■ TASK ■
Images should be left out, and everything else in the listing reproduced exactly.

===== PROVIDED DATA =====

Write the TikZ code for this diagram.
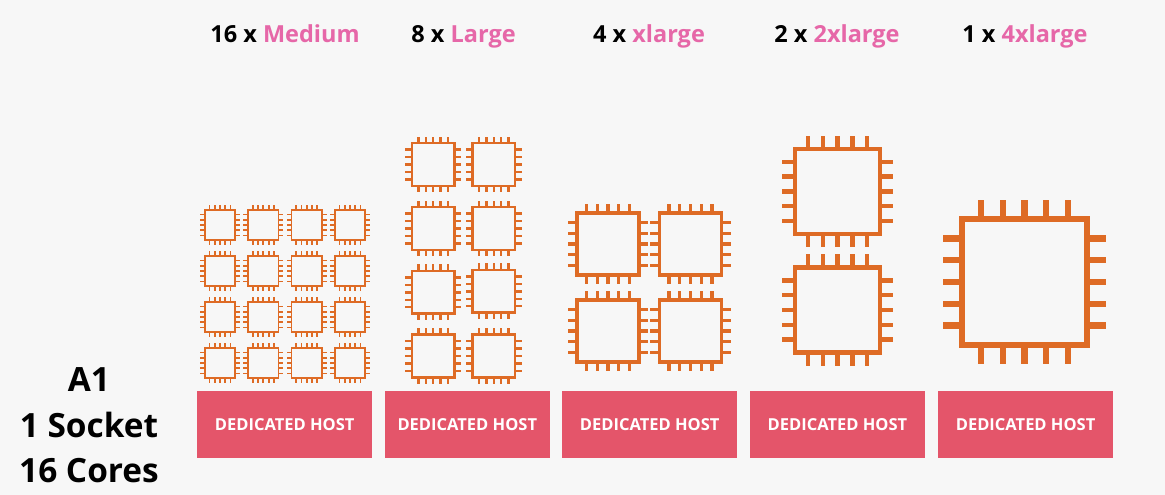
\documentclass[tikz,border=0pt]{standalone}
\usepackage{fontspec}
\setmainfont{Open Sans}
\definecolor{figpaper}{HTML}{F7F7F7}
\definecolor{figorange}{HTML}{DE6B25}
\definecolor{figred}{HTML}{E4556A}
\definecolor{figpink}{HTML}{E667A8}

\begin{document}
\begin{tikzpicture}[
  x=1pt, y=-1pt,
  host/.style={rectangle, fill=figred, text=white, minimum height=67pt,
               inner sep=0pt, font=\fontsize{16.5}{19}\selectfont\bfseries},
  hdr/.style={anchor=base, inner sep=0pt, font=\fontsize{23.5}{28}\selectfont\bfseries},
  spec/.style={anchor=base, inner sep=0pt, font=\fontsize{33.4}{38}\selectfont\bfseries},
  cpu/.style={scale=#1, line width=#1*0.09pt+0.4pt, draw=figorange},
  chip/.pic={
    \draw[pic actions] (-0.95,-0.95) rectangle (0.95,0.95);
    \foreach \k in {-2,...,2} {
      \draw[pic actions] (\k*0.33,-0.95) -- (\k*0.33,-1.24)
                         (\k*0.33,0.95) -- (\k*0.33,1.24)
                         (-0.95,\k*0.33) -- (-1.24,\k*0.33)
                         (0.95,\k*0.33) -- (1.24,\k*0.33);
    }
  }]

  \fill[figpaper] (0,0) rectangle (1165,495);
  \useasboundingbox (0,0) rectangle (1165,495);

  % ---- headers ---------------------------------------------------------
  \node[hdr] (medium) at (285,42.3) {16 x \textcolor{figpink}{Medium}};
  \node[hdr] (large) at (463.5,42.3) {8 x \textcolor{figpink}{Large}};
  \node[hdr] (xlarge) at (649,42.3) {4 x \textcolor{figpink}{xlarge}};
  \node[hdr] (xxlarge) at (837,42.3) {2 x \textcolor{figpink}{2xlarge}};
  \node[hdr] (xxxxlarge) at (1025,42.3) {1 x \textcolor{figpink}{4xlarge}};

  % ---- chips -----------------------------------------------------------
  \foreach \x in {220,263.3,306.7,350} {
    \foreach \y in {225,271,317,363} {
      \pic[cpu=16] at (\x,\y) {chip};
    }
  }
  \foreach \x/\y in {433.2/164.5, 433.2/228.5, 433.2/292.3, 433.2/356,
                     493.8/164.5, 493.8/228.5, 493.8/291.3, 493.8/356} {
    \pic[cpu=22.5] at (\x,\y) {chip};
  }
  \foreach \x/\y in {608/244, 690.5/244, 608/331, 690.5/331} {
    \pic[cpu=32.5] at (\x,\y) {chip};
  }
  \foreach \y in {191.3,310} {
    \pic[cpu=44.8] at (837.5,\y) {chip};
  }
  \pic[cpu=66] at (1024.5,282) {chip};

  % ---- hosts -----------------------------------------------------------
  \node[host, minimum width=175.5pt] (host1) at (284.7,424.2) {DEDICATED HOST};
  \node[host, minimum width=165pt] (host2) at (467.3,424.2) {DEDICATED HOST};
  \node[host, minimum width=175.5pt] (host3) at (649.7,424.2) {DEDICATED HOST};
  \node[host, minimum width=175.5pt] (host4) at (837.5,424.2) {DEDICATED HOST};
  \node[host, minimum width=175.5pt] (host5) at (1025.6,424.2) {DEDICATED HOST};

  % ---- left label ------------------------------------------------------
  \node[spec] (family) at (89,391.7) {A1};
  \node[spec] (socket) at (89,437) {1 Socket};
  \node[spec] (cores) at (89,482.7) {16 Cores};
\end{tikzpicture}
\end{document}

=====

■ THE REPLY ■
Write the TikZ code for this diagram.
\documentclass[tikz,border=0pt]{standalone}
\usepackage{fontspec}
\setmainfont{Open Sans}
\definecolor{figpaper}{HTML}{F7F7F7}
\definecolor{figorange}{HTML}{DE6B25}
\definecolor{figred}{HTML}{E4556A}
\definecolor{figpink}{HTML}{E667A8}

\begin{document}
\begin{tikzpicture}[
  x=1pt, y=-1pt,
  host/.style={rectangle, fill=figred, text=white, minimum height=67pt,
               inner sep=0pt, font=\fontsize{16.5}{19}\selectfont\bfseries},
  hdr/.style={anchor=base, inner sep=0pt, font=\fontsize{23.5}{28}\selectfont\bfseries},
  spec/.style={anchor=base, inner sep=0pt, font=\fontsize{33.4}{38}\selectfont\bfseries},
  cpu/.style={scale=#1, line width=#1*0.09pt+0.4pt, draw=figorange},
  chip/.pic={
    \draw[pic actions] (-0.95,-0.95) rectangle (0.95,0.95);
    \foreach \k in {-2,...,2} {
      \draw[pic actions] (\k*0.33,-0.95) -- (\k*0.33,-1.24)
                         (\k*0.33,0.95) -- (\k*0.33,1.24)
                         (-0.95,\k*0.33) -- (-1.24,\k*0.33)
                         (0.95,\k*0.33) -- (1.24,\k*0.33);
    }
  }]

  \fill[figpaper] (0,0) rectangle (1165,495);
  \useasboundingbox (0,0) rectangle (1165,495);

  % ---- headers ---------------------------------------------------------
  \node[hdr] (medium) at (285,42.3) {16 x \textcolor{figpink}{Medium}};
  \node[hdr] (large) at (463.5,42.3) {8 x \textcolor{figpink}{Large}};
  \node[hdr] (xlarge) at (649,42.3) {4 x \textcolor{figpink}{xlarge}};
  \node[hdr] (xxlarge) at (837,42.3) {2 x \textcolor{figpink}{2xlarge}};
  \node[hdr] (xxxxlarge) at (1025,42.3) {1 x \textcolor{figpink}{4xlarge}};

  % ---- chips -----------------------------------------------------------
  \foreach \x in {220,263.3,306.7,350} {
    \foreach \y in {225,271,317,363} {
      \pic[cpu=16] at (\x,\y) {chip};
    }
  }
  \foreach \x/\y in {433.2/164.5, 433.2/228.5, 433.2/292.3, 433.2/356,
                     493.8/164.5, 493.8/228.5, 493.8/291.3, 493.8/356} {
    \pic[cpu=22.5] at (\x,\y) {chip};
  }
  \foreach \x/\y in {608/244, 690.5/244, 608/331, 690.5/331} {
    \pic[cpu=32.5] at (\x,\y) {chip};
  }
  \foreach \y in {191.3,310} {
    \pic[cpu=44.8] at (837.5,\y) {chip};
  }
  \pic[cpu=66] at (1024.5,282) {chip};

  % ---- hosts -----------------------------------------------------------
  \node[host, minimum width=175.5pt] (host1) at (284.7,424.2) {DEDICATED HOST};
  \node[host, minimum width=165pt] (host2) at (467.3,424.2) {DEDICATED HOST};
  \node[host, minimum width=175.5pt] (host3) at (649.7,424.2) {DEDICATED HOST};
  \node[host, minimum width=175.5pt] (host4) at (837.5,424.2) {DEDICATED HOST};
  \node[host, minimum width=175.5pt] (host5) at (1025.6,424.2) {DEDICATED HOST};

  % ---- left label ------------------------------------------------------
  \node[spec] (family) at (89,391.7) {A1};
  \node[spec] (socket) at (89,437) {1 Socket};
  \node[spec] (cores) at (89,482.7) {16 Cores};
\end{tikzpicture}
\end{document}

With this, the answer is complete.